Ces basses eaux ont également affecté la reproduction des poissons, empêchés de frayer dans les lagunes et les bras du fleuve qui sont déconnectés du cours principal par d’énormes bancs de sable. «Le stress sur le système biotique», causé par les bras desséchés du fleuve, «est aggravé par l’augmentation de la teneur en sel de l’eau», explique le géologue Carlos Ramonell.
«Impact gigantesque»
L’étiage a provoqué l’apparition d’une traînée de détritus et, là où il y avait des lagunes, des mauvaises herbes ont poussé et profitent au bétail. «Avec les basses eaux, tous les produits chimiques – mercure, plomb – se concentrent» dans les mêmes endroits. «Quand l’eau reviendra, les poissons suceurs de boue mourront. Nous allons voir un impact gigantesque», prévoit Ana Pirkas, une habitante de la ville de Goya, dans la province argentine de Corrientes, célèbre pour son tourisme de pêche, aujourd’hui en suspens.

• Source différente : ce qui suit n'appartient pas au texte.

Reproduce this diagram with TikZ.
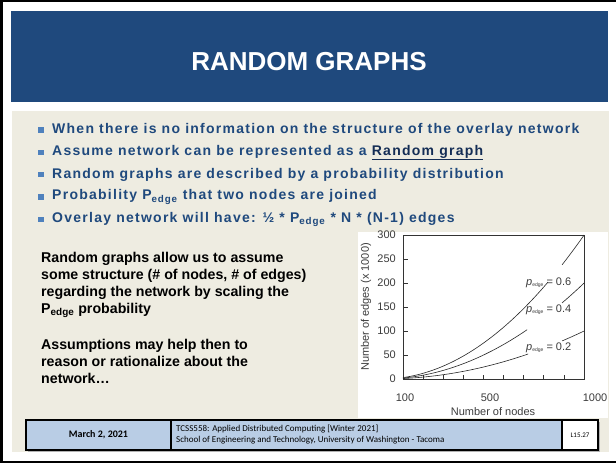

L’interdiction – en cours – de pêcher le week-end vise à protéger les 200 espèces présentes dans le fleuve. «Depuis que les barrages ont été construits, le fleuve a beaucoup changé», estime Ramon Acuña, un pêcheur aux tempes grisonnantes. De l’abondance de tarpons, au sommet de la pyramide alimentaire des poissons du Parana, que son père avait l’habitude de pêcher, il ne reste qu’un lointain souvenir.